Provided records →
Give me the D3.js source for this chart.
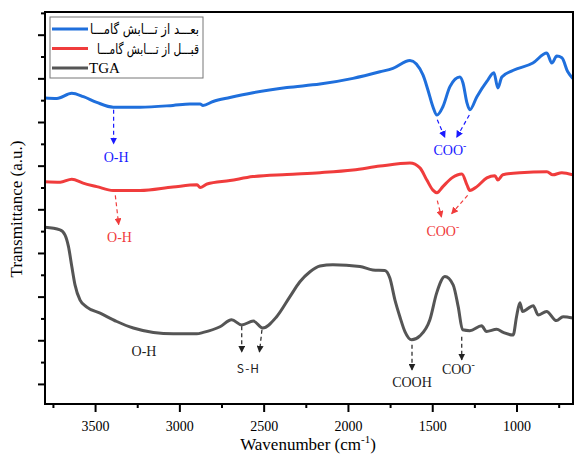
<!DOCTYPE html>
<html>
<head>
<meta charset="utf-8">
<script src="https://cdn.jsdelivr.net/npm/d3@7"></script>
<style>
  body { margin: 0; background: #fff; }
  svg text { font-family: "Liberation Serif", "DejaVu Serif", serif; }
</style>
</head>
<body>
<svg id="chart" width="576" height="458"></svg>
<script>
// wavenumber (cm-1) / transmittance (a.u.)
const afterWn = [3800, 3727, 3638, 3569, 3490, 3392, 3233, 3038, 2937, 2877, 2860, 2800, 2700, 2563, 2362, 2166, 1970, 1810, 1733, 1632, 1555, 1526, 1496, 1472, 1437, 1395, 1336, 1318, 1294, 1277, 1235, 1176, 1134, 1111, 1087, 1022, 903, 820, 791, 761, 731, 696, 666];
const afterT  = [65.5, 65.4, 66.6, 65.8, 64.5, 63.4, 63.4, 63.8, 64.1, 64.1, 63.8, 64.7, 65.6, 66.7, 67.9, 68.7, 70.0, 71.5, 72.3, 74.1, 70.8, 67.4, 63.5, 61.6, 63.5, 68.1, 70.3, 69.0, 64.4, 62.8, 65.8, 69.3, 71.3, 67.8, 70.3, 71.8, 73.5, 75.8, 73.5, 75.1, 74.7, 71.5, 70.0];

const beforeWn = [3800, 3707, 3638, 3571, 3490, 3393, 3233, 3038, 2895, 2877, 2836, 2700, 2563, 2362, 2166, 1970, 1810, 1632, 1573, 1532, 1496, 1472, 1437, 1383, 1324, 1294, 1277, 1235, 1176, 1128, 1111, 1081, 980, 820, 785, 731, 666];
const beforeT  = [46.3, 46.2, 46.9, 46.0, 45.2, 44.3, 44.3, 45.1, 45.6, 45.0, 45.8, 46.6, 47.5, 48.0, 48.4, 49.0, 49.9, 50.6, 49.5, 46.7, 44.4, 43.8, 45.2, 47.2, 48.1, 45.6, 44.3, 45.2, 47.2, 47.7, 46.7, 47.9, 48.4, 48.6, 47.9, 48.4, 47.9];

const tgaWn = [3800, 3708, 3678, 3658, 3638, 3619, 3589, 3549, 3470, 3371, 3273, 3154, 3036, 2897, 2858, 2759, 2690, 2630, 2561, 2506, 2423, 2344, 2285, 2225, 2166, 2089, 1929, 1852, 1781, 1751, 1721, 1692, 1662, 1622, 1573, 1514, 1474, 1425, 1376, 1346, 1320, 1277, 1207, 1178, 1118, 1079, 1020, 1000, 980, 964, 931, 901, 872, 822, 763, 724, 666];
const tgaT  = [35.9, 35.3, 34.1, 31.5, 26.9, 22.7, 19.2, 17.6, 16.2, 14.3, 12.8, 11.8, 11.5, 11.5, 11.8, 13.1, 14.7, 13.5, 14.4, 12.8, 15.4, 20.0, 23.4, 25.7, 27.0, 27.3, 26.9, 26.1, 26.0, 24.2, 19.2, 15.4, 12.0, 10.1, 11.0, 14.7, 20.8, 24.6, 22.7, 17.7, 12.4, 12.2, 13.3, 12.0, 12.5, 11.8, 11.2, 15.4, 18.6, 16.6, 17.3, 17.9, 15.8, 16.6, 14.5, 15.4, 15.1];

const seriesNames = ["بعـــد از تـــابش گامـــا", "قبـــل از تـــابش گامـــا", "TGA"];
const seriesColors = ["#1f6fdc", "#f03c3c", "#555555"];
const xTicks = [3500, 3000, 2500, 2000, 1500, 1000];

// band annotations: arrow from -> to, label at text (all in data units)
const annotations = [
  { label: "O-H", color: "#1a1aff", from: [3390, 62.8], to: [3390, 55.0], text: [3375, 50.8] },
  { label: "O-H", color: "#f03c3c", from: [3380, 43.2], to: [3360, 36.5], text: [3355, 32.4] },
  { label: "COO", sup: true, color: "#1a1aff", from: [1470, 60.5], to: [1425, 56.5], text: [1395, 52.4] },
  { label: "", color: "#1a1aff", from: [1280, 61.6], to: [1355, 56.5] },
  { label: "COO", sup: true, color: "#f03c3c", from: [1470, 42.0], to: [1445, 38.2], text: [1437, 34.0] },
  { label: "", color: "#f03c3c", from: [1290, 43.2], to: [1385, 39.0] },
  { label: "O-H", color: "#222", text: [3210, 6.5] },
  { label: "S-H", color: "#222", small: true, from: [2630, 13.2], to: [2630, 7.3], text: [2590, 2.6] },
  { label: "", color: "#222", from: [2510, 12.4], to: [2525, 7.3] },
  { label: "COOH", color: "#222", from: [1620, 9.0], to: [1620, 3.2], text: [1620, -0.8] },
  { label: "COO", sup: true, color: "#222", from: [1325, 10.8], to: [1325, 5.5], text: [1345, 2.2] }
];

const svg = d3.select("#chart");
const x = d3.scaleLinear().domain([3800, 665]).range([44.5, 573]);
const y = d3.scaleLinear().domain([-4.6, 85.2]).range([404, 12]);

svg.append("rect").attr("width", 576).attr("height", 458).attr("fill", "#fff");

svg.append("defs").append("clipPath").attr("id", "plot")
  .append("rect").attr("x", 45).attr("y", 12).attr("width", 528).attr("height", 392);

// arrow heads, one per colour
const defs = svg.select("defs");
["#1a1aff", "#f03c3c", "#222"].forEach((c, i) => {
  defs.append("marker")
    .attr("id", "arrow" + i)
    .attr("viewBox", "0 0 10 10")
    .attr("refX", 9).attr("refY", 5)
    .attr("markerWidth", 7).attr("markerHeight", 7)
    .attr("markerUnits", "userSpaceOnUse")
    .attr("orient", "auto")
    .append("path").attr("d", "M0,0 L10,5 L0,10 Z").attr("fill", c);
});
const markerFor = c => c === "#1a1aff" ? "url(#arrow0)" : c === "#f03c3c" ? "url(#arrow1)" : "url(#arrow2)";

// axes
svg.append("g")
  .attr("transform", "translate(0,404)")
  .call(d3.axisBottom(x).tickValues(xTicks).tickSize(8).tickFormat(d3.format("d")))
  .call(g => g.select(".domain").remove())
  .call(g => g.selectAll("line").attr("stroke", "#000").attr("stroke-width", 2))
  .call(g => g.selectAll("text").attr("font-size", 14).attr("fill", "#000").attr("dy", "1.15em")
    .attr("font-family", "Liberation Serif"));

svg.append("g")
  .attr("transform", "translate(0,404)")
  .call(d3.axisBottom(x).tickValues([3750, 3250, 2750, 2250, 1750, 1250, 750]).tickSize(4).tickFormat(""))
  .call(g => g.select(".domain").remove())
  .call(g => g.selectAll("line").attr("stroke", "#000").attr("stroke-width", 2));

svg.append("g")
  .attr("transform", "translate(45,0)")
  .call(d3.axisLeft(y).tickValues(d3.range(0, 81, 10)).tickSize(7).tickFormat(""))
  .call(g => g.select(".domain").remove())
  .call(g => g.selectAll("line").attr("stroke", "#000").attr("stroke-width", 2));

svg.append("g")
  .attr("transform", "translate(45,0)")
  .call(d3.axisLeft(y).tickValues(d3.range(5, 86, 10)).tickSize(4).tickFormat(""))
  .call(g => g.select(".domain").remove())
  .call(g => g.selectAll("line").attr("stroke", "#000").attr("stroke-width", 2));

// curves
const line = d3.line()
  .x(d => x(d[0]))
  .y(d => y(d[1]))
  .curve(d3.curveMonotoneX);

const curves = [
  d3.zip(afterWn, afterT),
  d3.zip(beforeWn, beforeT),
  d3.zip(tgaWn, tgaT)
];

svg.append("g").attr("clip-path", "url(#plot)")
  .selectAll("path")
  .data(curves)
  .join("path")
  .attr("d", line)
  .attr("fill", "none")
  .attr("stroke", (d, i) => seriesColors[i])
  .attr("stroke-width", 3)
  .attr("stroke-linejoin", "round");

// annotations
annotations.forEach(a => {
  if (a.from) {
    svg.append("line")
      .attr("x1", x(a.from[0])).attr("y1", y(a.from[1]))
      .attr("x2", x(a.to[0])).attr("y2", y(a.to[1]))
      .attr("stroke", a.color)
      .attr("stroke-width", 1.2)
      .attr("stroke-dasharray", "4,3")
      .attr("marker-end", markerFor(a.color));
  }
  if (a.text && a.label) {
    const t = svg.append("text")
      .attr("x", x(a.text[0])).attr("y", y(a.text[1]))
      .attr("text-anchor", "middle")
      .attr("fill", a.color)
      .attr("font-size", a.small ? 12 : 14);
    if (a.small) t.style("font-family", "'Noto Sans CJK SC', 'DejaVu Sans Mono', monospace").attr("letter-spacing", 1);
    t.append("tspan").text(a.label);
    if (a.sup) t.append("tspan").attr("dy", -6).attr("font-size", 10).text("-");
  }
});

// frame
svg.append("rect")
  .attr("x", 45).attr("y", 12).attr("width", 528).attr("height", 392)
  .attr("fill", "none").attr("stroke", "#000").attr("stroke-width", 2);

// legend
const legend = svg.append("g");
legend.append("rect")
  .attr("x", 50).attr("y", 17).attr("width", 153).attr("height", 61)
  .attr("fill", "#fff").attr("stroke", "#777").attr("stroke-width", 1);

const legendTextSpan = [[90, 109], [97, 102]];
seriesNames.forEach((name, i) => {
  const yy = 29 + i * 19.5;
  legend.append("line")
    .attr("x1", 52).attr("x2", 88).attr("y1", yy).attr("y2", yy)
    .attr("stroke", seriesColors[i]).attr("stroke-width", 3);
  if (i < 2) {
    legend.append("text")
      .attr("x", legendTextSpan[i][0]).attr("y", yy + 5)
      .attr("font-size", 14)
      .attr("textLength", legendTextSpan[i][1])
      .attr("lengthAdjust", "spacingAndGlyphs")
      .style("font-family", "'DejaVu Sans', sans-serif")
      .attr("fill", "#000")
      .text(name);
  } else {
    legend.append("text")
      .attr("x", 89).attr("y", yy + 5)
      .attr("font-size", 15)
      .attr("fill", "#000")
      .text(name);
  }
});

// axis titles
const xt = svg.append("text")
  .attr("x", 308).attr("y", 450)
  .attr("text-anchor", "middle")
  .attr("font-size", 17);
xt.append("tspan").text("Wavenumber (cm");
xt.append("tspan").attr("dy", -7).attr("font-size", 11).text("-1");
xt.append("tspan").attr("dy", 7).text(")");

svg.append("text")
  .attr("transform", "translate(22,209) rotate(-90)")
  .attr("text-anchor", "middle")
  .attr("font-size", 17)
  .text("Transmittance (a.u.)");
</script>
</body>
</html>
...
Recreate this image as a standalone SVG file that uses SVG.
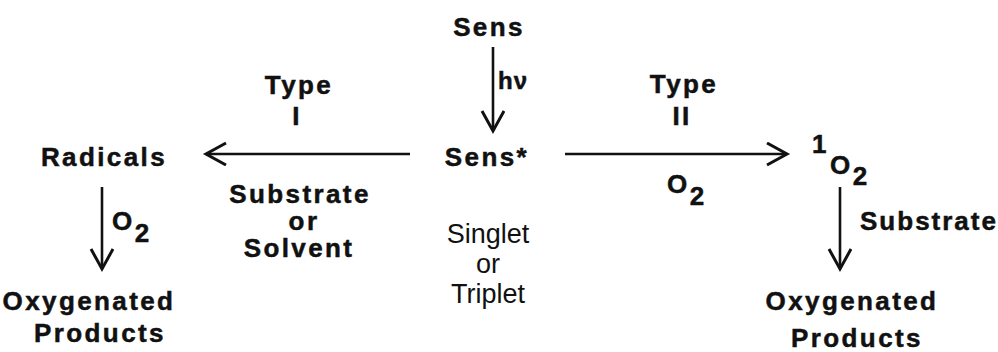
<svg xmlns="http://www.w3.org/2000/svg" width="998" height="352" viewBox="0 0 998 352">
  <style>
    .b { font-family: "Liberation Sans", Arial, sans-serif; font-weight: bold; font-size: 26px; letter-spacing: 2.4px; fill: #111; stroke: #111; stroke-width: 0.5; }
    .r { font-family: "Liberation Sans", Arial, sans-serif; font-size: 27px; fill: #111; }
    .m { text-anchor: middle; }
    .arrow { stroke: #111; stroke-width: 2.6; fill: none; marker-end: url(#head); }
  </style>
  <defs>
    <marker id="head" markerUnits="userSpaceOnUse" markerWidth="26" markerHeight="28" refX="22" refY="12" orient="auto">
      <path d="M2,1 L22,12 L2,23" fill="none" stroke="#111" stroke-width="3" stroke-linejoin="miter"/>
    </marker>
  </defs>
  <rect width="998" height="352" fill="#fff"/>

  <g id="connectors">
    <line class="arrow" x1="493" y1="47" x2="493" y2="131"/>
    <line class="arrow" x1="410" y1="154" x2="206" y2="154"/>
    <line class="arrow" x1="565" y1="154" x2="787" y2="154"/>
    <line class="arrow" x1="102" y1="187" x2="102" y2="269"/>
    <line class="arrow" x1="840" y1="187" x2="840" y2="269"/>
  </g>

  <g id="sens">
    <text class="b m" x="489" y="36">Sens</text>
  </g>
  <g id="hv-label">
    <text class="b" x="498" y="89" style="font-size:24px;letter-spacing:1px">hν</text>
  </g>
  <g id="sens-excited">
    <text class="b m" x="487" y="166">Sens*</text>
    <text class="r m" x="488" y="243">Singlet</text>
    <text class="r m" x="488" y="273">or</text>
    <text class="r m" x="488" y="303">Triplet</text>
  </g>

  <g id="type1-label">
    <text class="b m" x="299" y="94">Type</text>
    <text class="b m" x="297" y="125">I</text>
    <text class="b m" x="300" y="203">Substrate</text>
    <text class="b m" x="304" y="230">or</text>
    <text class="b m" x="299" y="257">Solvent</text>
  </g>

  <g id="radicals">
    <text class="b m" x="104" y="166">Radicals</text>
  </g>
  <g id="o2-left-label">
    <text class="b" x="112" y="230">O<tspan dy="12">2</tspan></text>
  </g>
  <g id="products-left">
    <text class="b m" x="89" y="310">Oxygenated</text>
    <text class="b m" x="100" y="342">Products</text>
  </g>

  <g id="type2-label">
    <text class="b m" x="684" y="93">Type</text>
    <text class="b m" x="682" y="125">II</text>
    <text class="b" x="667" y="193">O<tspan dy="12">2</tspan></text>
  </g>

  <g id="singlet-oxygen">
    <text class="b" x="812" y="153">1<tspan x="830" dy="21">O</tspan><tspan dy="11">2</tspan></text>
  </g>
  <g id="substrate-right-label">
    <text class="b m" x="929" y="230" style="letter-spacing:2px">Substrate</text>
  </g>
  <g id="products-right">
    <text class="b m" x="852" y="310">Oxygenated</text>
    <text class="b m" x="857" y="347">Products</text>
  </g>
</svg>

Goal →
State the number of lines in the preceding entries that include the word "this". Provide nothing else.

Correct output →
2